Stored items
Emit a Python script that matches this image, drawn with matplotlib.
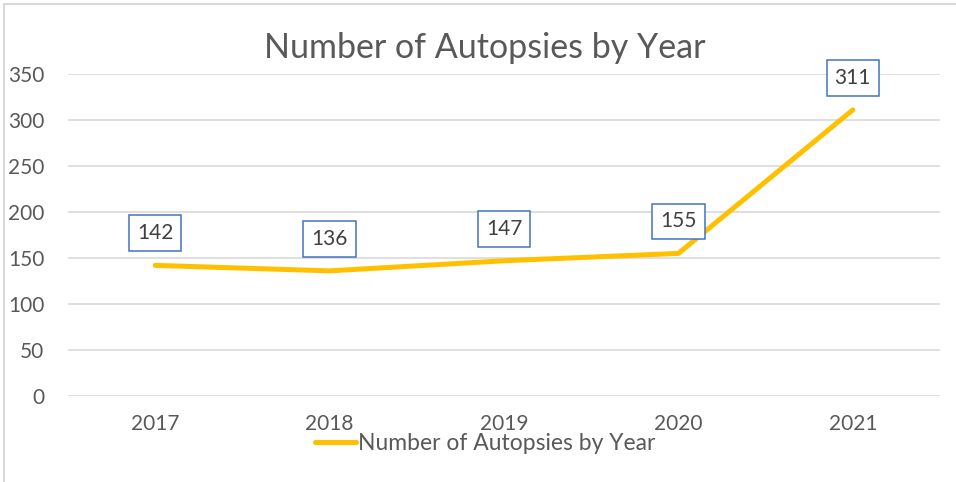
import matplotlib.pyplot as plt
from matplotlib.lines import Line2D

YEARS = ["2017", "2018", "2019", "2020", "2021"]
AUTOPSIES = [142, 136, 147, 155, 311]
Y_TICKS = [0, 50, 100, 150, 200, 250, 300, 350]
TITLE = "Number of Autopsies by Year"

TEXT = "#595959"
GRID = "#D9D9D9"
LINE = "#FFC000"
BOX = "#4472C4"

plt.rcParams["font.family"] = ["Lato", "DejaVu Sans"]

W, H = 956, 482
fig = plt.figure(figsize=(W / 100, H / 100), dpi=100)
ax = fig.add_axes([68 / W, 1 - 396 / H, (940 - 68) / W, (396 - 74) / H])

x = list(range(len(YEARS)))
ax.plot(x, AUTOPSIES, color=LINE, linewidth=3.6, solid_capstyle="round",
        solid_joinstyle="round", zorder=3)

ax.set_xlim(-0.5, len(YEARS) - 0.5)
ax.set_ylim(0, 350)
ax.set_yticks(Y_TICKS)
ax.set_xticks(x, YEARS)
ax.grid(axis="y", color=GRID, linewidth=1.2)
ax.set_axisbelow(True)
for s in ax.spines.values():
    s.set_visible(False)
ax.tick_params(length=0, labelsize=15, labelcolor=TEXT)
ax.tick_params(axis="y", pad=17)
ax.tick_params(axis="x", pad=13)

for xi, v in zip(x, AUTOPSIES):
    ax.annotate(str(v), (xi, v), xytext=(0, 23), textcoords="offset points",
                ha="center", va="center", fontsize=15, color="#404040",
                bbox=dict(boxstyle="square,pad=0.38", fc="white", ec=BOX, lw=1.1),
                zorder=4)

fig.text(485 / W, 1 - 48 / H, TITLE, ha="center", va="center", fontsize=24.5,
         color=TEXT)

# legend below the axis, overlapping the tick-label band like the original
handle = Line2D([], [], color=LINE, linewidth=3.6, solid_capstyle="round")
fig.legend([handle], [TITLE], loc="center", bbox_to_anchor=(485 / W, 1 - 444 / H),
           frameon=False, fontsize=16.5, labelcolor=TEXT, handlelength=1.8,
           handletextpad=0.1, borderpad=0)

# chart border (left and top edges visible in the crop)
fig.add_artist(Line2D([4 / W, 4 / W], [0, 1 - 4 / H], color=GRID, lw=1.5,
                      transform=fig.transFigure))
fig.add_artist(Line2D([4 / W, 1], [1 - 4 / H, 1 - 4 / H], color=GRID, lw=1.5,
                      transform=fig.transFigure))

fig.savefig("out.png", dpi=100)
==
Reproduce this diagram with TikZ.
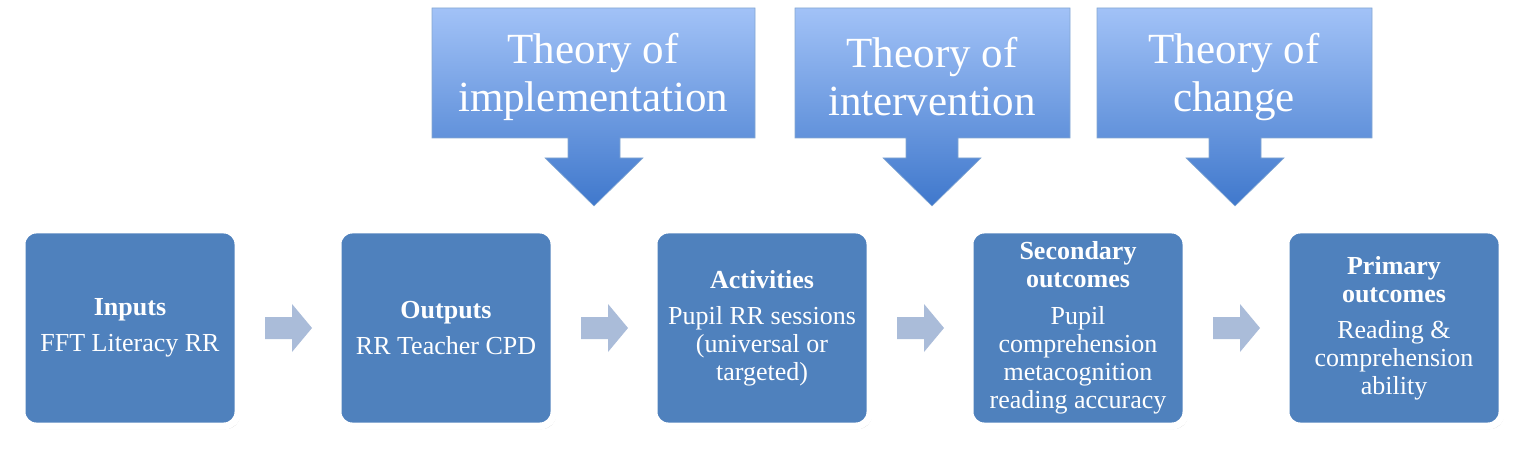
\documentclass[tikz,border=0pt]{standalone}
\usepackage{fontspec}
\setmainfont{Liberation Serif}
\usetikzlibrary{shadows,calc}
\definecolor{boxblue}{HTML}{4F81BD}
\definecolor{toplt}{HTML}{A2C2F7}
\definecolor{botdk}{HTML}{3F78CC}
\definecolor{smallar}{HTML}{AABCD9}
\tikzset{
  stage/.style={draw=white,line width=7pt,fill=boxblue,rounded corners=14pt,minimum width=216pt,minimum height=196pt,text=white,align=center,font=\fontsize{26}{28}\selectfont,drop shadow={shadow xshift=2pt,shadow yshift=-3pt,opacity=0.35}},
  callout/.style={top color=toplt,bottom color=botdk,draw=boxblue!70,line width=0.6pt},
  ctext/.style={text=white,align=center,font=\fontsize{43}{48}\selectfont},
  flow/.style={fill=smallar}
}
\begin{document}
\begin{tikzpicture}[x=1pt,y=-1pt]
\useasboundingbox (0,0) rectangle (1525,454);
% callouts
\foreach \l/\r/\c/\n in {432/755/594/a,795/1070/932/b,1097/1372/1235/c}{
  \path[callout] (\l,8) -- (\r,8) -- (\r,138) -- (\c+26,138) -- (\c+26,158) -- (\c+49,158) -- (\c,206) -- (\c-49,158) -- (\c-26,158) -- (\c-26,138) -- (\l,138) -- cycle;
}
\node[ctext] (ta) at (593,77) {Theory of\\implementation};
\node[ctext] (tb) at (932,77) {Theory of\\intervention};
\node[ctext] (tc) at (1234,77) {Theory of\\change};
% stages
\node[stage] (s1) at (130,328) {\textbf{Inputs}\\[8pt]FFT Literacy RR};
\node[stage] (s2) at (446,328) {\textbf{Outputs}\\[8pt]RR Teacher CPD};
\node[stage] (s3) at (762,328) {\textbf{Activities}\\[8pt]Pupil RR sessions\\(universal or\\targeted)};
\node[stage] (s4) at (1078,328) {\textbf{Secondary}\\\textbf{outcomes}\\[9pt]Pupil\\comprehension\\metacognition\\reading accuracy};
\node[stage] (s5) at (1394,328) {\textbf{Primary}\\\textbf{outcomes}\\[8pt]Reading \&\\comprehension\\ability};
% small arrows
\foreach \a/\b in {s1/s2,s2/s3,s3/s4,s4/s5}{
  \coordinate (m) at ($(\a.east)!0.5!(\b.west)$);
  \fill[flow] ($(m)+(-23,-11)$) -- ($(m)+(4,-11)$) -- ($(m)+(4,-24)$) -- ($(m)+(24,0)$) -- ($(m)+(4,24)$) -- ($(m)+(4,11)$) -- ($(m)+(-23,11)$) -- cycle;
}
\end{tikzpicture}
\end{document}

(Task brief)
Gather each line holding the string "matplotlib".

(Response to this exercise)
Emit a Python script that matches this image, drawn with matplotlib.
import matplotlib.pyplot as plt
from matplotlib.lines import Line2D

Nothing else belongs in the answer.